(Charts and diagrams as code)
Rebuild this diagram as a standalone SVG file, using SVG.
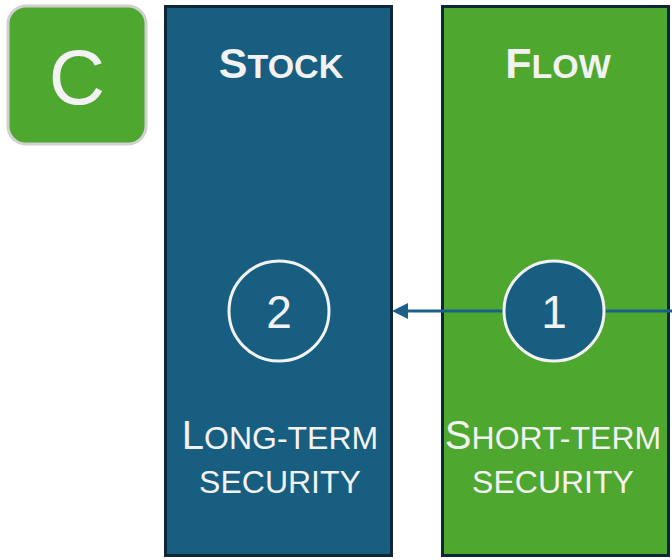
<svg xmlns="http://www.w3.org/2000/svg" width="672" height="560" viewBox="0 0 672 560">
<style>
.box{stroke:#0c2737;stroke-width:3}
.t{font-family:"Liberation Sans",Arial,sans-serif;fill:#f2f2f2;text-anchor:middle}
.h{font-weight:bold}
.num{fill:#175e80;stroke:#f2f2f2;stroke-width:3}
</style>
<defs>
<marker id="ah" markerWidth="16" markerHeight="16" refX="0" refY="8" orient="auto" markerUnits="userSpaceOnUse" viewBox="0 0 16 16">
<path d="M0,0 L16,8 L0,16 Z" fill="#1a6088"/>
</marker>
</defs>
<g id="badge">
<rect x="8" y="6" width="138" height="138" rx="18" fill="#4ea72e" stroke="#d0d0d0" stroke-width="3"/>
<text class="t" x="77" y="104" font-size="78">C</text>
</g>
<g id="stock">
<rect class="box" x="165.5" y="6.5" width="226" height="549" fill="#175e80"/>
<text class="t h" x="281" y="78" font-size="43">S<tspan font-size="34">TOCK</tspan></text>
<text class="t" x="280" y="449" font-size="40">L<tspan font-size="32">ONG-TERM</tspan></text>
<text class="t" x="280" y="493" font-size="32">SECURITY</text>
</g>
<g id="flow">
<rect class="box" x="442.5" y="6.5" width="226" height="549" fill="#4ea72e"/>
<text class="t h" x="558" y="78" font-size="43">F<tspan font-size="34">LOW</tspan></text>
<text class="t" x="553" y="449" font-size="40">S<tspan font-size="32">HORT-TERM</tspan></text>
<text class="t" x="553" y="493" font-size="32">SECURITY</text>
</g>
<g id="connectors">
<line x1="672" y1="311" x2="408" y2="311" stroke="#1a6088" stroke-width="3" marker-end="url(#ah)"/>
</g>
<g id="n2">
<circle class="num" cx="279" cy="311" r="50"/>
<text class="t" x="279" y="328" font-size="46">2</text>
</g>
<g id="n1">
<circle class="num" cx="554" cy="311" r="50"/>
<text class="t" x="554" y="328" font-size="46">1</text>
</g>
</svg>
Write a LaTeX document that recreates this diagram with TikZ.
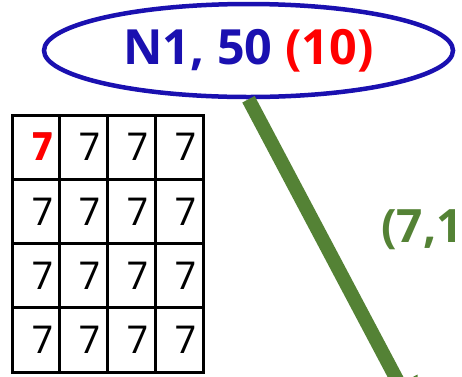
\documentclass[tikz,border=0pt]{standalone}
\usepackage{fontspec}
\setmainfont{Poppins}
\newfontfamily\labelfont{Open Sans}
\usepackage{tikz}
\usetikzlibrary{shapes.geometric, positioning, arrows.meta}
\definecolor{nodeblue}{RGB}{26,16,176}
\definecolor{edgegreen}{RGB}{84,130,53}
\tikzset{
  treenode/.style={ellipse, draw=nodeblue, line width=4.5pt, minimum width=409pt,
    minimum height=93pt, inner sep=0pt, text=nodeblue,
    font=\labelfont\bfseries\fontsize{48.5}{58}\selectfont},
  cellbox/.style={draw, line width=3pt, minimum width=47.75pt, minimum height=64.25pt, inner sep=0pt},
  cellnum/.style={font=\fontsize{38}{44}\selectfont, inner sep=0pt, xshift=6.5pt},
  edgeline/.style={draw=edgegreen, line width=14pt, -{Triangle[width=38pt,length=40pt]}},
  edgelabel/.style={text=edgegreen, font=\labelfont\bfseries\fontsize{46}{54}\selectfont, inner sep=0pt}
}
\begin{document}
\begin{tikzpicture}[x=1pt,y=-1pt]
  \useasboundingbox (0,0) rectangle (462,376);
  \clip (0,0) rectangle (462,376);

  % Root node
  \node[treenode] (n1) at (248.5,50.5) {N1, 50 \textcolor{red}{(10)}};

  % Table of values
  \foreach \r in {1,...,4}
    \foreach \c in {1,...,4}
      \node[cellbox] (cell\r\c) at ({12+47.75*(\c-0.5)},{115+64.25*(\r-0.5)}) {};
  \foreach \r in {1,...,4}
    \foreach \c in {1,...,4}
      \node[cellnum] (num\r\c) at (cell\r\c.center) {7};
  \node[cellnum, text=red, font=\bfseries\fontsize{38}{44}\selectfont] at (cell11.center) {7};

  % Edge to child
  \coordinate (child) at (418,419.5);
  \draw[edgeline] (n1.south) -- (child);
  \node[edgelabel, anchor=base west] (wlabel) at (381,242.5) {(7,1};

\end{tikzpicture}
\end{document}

> [BRIEF]: All of the lines above should be retyped precisely, apart from the pictures.

> [SOLUTION]:
Rebuild this diagram as a standalone SVG file, using SVG.
<svg xmlns="http://www.w3.org/2000/svg" width="672" height="560" viewBox="0 0 672 560">
<style>
.box{stroke:#0c2737;stroke-width:3}
.t{font-family:"Liberation Sans",Arial,sans-serif;fill:#f2f2f2;text-anchor:middle}
.h{font-weight:bold}
.num{fill:#175e80;stroke:#f2f2f2;stroke-width:3}
</style>
<defs>
<marker id="ah" markerWidth="16" markerHeight="16" refX="0" refY="8" orient="auto" markerUnits="userSpaceOnUse" viewBox="0 0 16 16">
<path d="M0,0 L16,8 L0,16 Z" fill="#1a6088"/>
</marker>
</defs>
<g id="badge">
<rect x="8" y="6" width="138" height="138" rx="18" fill="#4ea72e" stroke="#d0d0d0" stroke-width="3"/>
<text class="t" x="77" y="104" font-size="78">C</text>
</g>
<g id="stock">
<rect class="box" x="165.5" y="6.5" width="226" height="549" fill="#175e80"/>
<text class="t h" x="281" y="78" font-size="43">S<tspan font-size="34">TOCK</tspan></text>
<text class="t" x="280" y="449" font-size="40">L<tspan font-size="32">ONG-TERM</tspan></text>
<text class="t" x="280" y="493" font-size="32">SECURITY</text>
</g>
<g id="flow">
<rect class="box" x="442.5" y="6.5" width="226" height="549" fill="#4ea72e"/>
<text class="t h" x="558" y="78" font-size="43">F<tspan font-size="34">LOW</tspan></text>
<text class="t" x="553" y="449" font-size="40">S<tspan font-size="32">HORT-TERM</tspan></text>
<text class="t" x="553" y="493" font-size="32">SECURITY</text>
</g>
<g id="connectors">
<line x1="672" y1="311" x2="408" y2="311" stroke="#1a6088" stroke-width="3" marker-end="url(#ah)"/>
</g>
<g id="n2">
<circle class="num" cx="279" cy="311" r="50"/>
<text class="t" x="279" y="328" font-size="46">2</text>
</g>
<g id="n1">
<circle class="num" cx="554" cy="311" r="50"/>
<text class="t" x="554" y="328" font-size="46">1</text>
</g>
</svg>
Write a LaTeX document that recreates this diagram with TikZ.
\documentclass[tikz,border=0pt]{standalone}
\usepackage{fontspec}
\setmainfont{Poppins}
\newfontfamily\labelfont{Open Sans}
\usepackage{tikz}
\usetikzlibrary{shapes.geometric, positioning, arrows.meta}
\definecolor{nodeblue}{RGB}{26,16,176}
\definecolor{edgegreen}{RGB}{84,130,53}
\tikzset{
  treenode/.style={ellipse, draw=nodeblue, line width=4.5pt, minimum width=409pt,
    minimum height=93pt, inner sep=0pt, text=nodeblue,
    font=\labelfont\bfseries\fontsize{48.5}{58}\selectfont},
  cellbox/.style={draw, line width=3pt, minimum width=47.75pt, minimum height=64.25pt, inner sep=0pt},
  cellnum/.style={font=\fontsize{38}{44}\selectfont, inner sep=0pt, xshift=6.5pt},
  edgeline/.style={draw=edgegreen, line width=14pt, -{Triangle[width=38pt,length=40pt]}},
  edgelabel/.style={text=edgegreen, font=\labelfont\bfseries\fontsize{46}{54}\selectfont, inner sep=0pt}
}
\begin{document}
\begin{tikzpicture}[x=1pt,y=-1pt]
  \useasboundingbox (0,0) rectangle (462,376);
  \clip (0,0) rectangle (462,376);

  % Root node
  \node[treenode] (n1) at (248.5,50.5) {N1, 50 \textcolor{red}{(10)}};

  % Table of values
  \foreach \r in {1,...,4}
    \foreach \c in {1,...,4}
      \node[cellbox] (cell\r\c) at ({12+47.75*(\c-0.5)},{115+64.25*(\r-0.5)}) {};
  \foreach \r in {1,...,4}
    \foreach \c in {1,...,4}
      \node[cellnum] (num\r\c) at (cell\r\c.center) {7};
  \node[cellnum, text=red, font=\bfseries\fontsize{38}{44}\selectfont] at (cell11.center) {7};

  % Edge to child
  \coordinate (child) at (418,419.5);
  \draw[edgeline] (n1.south) -- (child);
  \node[edgelabel, anchor=base west] (wlabel) at (381,242.5) {(7,1};

\end{tikzpicture}
\end{document}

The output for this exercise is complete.